Globe editorial: The absurd reality of Canada’s powerless cities - The Globe and Mail

2022-10-22 19:37:15 By : Ms. Ann Hu

The mayors of Canada’s large cities are no doubt looking on with a combination of frustration and envy this year as province after province announces unexpected budget surpluses.

Ontario ended its 2021-22 fiscal year with a $2.1-billion surplus after budgeting for a $13.5-billion deficit, and British Columbia was $1.3-billion to the good, after projecting a deficit of close to $10-billion. For 2022-23, Quebec predicted a deficit but could finish with a surplus, before meeting its legal obligation to pay down its debt. Saskatchewan is likewise going from red ink to black ink. Then there is Alberta, which thanks to oil prices has swung from a projected breakeven position to a whopping 2022-23 surplus of $13-billion or more.

This is happening for a number of reasons. The economy and the price of crude have come roaring back as the COVID-19 pandemic recedes, producing greater than expected government revenues. The provinces are also spending less on pandemic relief measures. And they are being helped by inflation, because higher prices and wages result in higher income and sales tax revenue.

But from the perspective of the mayor of any large Canadian city, the fundamental reason that provincial coffers are having a moment is because the provinces enjoy multiple ways of raising revenue, many of which bring in more money when the economy booms.

That’s not the case for cities, which under Canada’s constitution are, to varying degrees, vassals of provincial governments. This is perhaps especially true for the country’s biggest city, Toronto.

Toronto, like all Canadian cities other than the lucky few that have charters, has zero inherent power. Whatever powers it does possess are granted to it by the Ontario legislature. Its serfdom was never made more apparent than when, in the middle of the city’s 2018 municipal election campaign, Ontario Premier Doug Ford arbitrarily reduced the size of the council from 44 to 25 seats.

Toronto, like other cities, can only raise revenue through direct taxation, most notably a property tax – which is inelastic compared to an income or sales tax – or through direct user fees, such as for water, garbage, parking and other services, or a land-transfer tax. The city is also banned from running a deficit, and has a limited ability to raise debt.

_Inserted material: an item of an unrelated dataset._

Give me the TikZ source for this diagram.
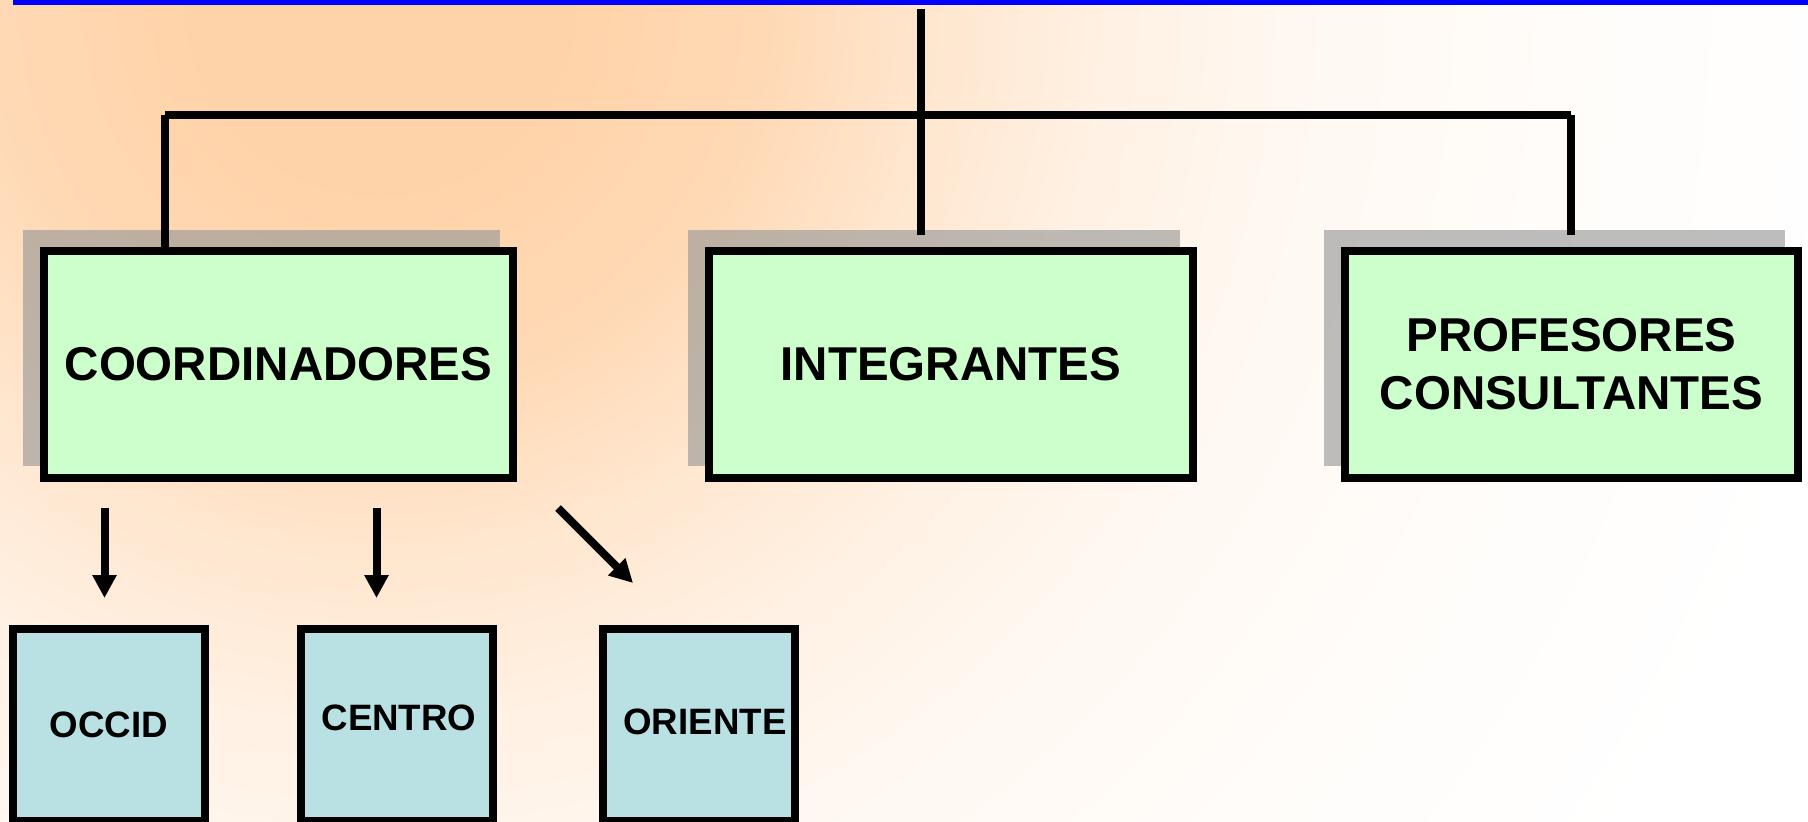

And, like other cities, but with greater impact because of its size and its role as a destination for immigrants, Toronto has been hard hit by the downloading of services by higher levels of government – from Ottawa’s former responsibility for housing refugees, to some provincial social services and public housing. The province also no longer contributes to the operating costs of the Toronto Transit Commission.

To add insult to penury, when Toronto has tried to raise new revenues through the few mechanisms available to it, Ontario has said no. The biggest example came in 2017, when the premier of the day rejected the council’s sensible plan to toll two municipally operated highways that run into and through the city.

The result is stagnation. Like any other politician, the mayors and councillors in large cities have been reluctant to take heat for imposing higher costs on voters through the chief mechanisms at their disposal: property taxes.

Toronto has the lowest property tax rate in Ontario, which has resulted in cutbacks to services, crumbling public housing and the least-subsidized transit system in North America. Even small things are being hit: at the start of this past summer, during a heat wave, barely half the city’s public water fountains were working.

The system has actually reinforced the city’s subservience. Too often, the sole way Toronto politicians are willing to balance the city’s budget – without raising property taxes beyond inflation or making deeper service cuts – is to rely on provincial and federal handouts that are often conditional and rarely more than a one-off.

It’s an absurd situation – three out of four Canadians live in urban centres of more than 100,000 and depend on the services they provide. It is also an immutable situation, given its basis in the constitution.

Which means it is unlikely to change unless the majority of Canadians who live in cities start demanding a political fix. If they were aware of the degree to which they are essentially voiceless – voting for mayors and councillors who have little power – they might just do that.